DIRECTIONS FOR THIS TASK: Return the data exactly, with all pictures removed.

INFORMATION SHOWN:
>> start
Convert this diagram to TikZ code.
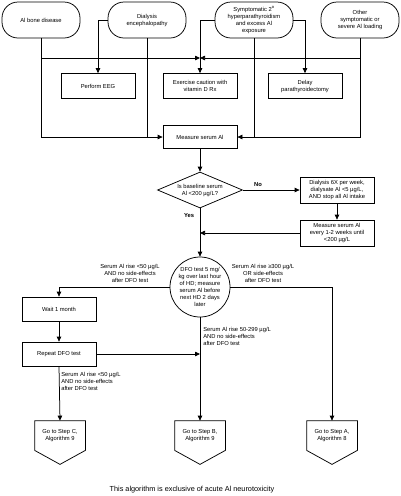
\documentclass[tikz,border=0pt]{standalone}
\usepackage{fontspec}
\setmainfont{Liberation Sans}
\usetikzlibrary{arrows.meta,shapes.geometric,calc}

\tikzset{
  every node/.style={font=\fontsize{5.8}{7}\selectfont, align=center},
  startbox/.style={draw, rounded corners=16pt, minimum width=78pt, minimum height=36pt, inner sep=1pt},
  actbox/.style={draw, rectangle, minimum width=74pt, minimum height=25pt, inner sep=1pt},
  askbox/.style={draw, diamond, aspect=2.4, inner sep=0pt, minimum width=85pt, minimum height=36pt},
  testcirc/.style={draw, circle, minimum size=60pt, inner sep=0pt},
  gotobox/.style={minimum width=50pt, minimum height=29pt, inner sep=0pt},
  arr/.style={-{Triangle[length=5pt,width=4.5pt]}},
}

\begin{document}
\begin{tikzpicture}[x=1pt,y=-1pt,line width=0.75pt]
\useasboundingbox (0,0) rectangle (400,496);
% top row
\node[startbox] (bone) at (41,20) {Al bone disease};
\node[startbox] (dial) at (147,20) {Dialysis\\encephalopathy};
\node[startbox] (symp) at (254,20) {Symptomatic 2\textsuperscript{o}\\hyperparathyroidism\\and excess Al\\exposure};
\node[startbox] (other) at (360,20) {Other\\symptomatic or\\severe Al loading};
\coordinate (junc) at (200,58);
% actions
\node[actbox] (eeg) at (98,86) {Perform EEG};
\node[actbox] (caution) at (200,86) {Exercise caution with\\vitamin D Rx};
\node[actbox] (delay) at (305,86) {Delay\\parathyroidectomy};
\node[actbox, minimum height=23pt] (measure) at (200,137) {Measure serum Al};
\node[askbox] (ask) at (200,190) {Is baseline serum\\Al <200 µg/L?};
\node[actbox, minimum height=26pt] (dial6) at (337,190) {Dialysis 6X per week,\\dialysate Al <5 µg/L,\\AND stop all Al intake};
\node[actbox, minimum height=26pt] (every) at (337,233) {Measure serum Al\\every 1-2 weeks until\\<200 µg/L};
\node[testcirc] (dfo) at (200,287) {DFO test 5 mg/\\kg over last hour\\of HD; measure\\serum Al before\\next HD 2 days\\later};
\node[actbox, minimum height=24pt] (wait) at (59,309) {Wait 1 month};
\node[actbox, minimum height=24pt] (repeat) at (59,354) {Repeat DFO test};
\node[gotobox] (gotoC) at (60,435.5) {Go to Step C,\\Algorithm 9};
\node[gotobox] (gotoB) at (200,435.5) {Go to Step B,\\Algorithm 9};
\node[gotobox] (gotoA) at (332,435.5) {Go to Step A,\\Algorithm 8};
\foreach \g in {gotoC,gotoB,gotoA}
  \draw (\g.north west) -- (\g.north east) -- (\g.south east) -- ($(\g.south)+(0,14)$) -- (\g.south west) -- cycle;

% labels
\node[font=\fontsize{5.8}{7}\selectfont\bfseries] (no) at (258,185) {No};
\node[font=\fontsize{5.8}{7}\selectfont\bfseries] (yes) at (189,216) {Yes};
\node (lowlab) at (130,273) {Serum Al rise <50 µg/L\\AND no side-effects\\after DFO test};
\node (highlab) at (263,273) {Serum Al rise ≥300 µg/L\\OR side-effects\\after DFO test};
\node[anchor=north west, align=left, inner sep=0pt] (midlab) at (203,327) {Serum Al rise 50-299 µg/L\\AND no side-effects\\after DFO test};
\node[anchor=north west, align=left, inner sep=0pt] (replab) at (61,372) {Serum Al rise <50 µg/L\\AND no side-effects\\after DFO test};
\node[font=\fontsize{7.3}{9}\selectfont] (foot) at (192,490) {This algorithm is exclusive of acute Al neurotoxicity};

% connectors
\draw[arr] (bone.south) |- (measure.west);
\draw[arr] (bone.south |- junc) -- (junc);
\draw[arr] (other.south |- junc) -- (junc);
\draw (dial.south) -- (dial.south |- measure.west);
\draw[arr] (dial.west) -| (eeg.north);
\draw[arr] (symp.west) -| (caution.north);
\draw[arr] (symp.east) -| (delay.north);
\draw (symp.south) -- (symp.south |- measure.east);
\draw[arr] (other.south) |- (measure.east);
\draw[arr] (measure.south) -- (ask.north);
\draw[arr] (ask.east) -- (dial6.west);
\draw[arr] (dial6.south) -- (every.north);
\draw[arr] (every.west) -- (every.west -| ask.south);
\draw[arr] (ask.south) -- (dfo.north);
\draw[arr] (dfo.west) -| (wait.north);
\draw[arr] (dfo.east) -| (gotoA.north);
\draw[arr] (dfo.south) -- (gotoB.north);
\draw[arr] (wait.south) -- (repeat.north);
\draw[arr] (repeat.east) -- (repeat.east -| dfo.south);
\draw[arr] (repeat.south) -- (gotoC.north);
\end{tikzpicture}
\end{document}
>> end
ANSWER TO THIS EXERCISE:
Convert this diagram to TikZ code.
\documentclass[tikz,border=0pt]{standalone}
\usepackage{fontspec}
\setmainfont{Liberation Sans}
\usetikzlibrary{arrows.meta,shapes.geometric,calc}

\tikzset{
  every node/.style={font=\fontsize{5.8}{7}\selectfont, align=center},
  startbox/.style={draw, rounded corners=16pt, minimum width=78pt, minimum height=36pt, inner sep=1pt},
  actbox/.style={draw, rectangle, minimum width=74pt, minimum height=25pt, inner sep=1pt},
  askbox/.style={draw, diamond, aspect=2.4, inner sep=0pt, minimum width=85pt, minimum height=36pt},
  testcirc/.style={draw, circle, minimum size=60pt, inner sep=0pt},
  gotobox/.style={minimum width=50pt, minimum height=29pt, inner sep=0pt},
  arr/.style={-{Triangle[length=5pt,width=4.5pt]}},
}

\begin{document}
\begin{tikzpicture}[x=1pt,y=-1pt,line width=0.75pt]
\useasboundingbox (0,0) rectangle (400,496);
% top row
\node[startbox] (bone) at (41,20) {Al bone disease};
\node[startbox] (dial) at (147,20) {Dialysis\\encephalopathy};
\node[startbox] (symp) at (254,20) {Symptomatic 2\textsuperscript{o}\\hyperparathyroidism\\and excess Al\\exposure};
\node[startbox] (other) at (360,20) {Other\\symptomatic or\\severe Al loading};
\coordinate (junc) at (200,58);
% actions
\node[actbox] (eeg) at (98,86) {Perform EEG};
\node[actbox] (caution) at (200,86) {Exercise caution with\\vitamin D Rx};
\node[actbox] (delay) at (305,86) {Delay\\parathyroidectomy};
\node[actbox, minimum height=23pt] (measure) at (200,137) {Measure serum Al};
\node[askbox] (ask) at (200,190) {Is baseline serum\\Al <200 µg/L?};
\node[actbox, minimum height=26pt] (dial6) at (337,190) {Dialysis 6X per week,\\dialysate Al <5 µg/L,\\AND stop all Al intake};
\node[actbox, minimum height=26pt] (every) at (337,233) {Measure serum Al\\every 1-2 weeks until\\<200 µg/L};
\node[testcirc] (dfo) at (200,287) {DFO test 5 mg/\\kg over last hour\\of HD; measure\\serum Al before\\next HD 2 days\\later};
\node[actbox, minimum height=24pt] (wait) at (59,309) {Wait 1 month};
\node[actbox, minimum height=24pt] (repeat) at (59,354) {Repeat DFO test};
\node[gotobox] (gotoC) at (60,435.5) {Go to Step C,\\Algorithm 9};
\node[gotobox] (gotoB) at (200,435.5) {Go to Step B,\\Algorithm 9};
\node[gotobox] (gotoA) at (332,435.5) {Go to Step A,\\Algorithm 8};
\foreach \g in {gotoC,gotoB,gotoA}
  \draw (\g.north west) -- (\g.north east) -- (\g.south east) -- ($(\g.south)+(0,14)$) -- (\g.south west) -- cycle;

% labels
\node[font=\fontsize{5.8}{7}\selectfont\bfseries] (no) at (258,185) {No};
\node[font=\fontsize{5.8}{7}\selectfont\bfseries] (yes) at (189,216) {Yes};
\node (lowlab) at (130,273) {Serum Al rise <50 µg/L\\AND no side-effects\\after DFO test};
\node (highlab) at (263,273) {Serum Al rise ≥300 µg/L\\OR side-effects\\after DFO test};
\node[anchor=north west, align=left, inner sep=0pt] (midlab) at (203,327) {Serum Al rise 50-299 µg/L\\AND no side-effects\\after DFO test};
\node[anchor=north west, align=left, inner sep=0pt] (replab) at (61,372) {Serum Al rise <50 µg/L\\AND no side-effects\\after DFO test};
\node[font=\fontsize{7.3}{9}\selectfont] (foot) at (192,490) {This algorithm is exclusive of acute Al neurotoxicity};

% connectors
\draw[arr] (bone.south) |- (measure.west);
\draw[arr] (bone.south |- junc) -- (junc);
\draw[arr] (other.south |- junc) -- (junc);
\draw (dial.south) -- (dial.south |- measure.west);
\draw[arr] (dial.west) -| (eeg.north);
\draw[arr] (symp.west) -| (caution.north);
\draw[arr] (symp.east) -| (delay.north);
\draw (symp.south) -- (symp.south |- measure.east);
\draw[arr] (other.south) |- (measure.east);
\draw[arr] (measure.south) -- (ask.north);
\draw[arr] (ask.east) -- (dial6.west);
\draw[arr] (dial6.south) -- (every.north);
\draw[arr] (every.west) -- (every.west -| ask.south);
\draw[arr] (ask.south) -- (dfo.north);
\draw[arr] (dfo.west) -| (wait.north);
\draw[arr] (dfo.east) -| (gotoA.north);
\draw[arr] (dfo.south) -- (gotoB.north);
\draw[arr] (wait.south) -- (repeat.north);
\draw[arr] (repeat.east) -- (repeat.east -| dfo.south);
\draw[arr] (repeat.south) -- (gotoC.north);
\end{tikzpicture}
\end{document}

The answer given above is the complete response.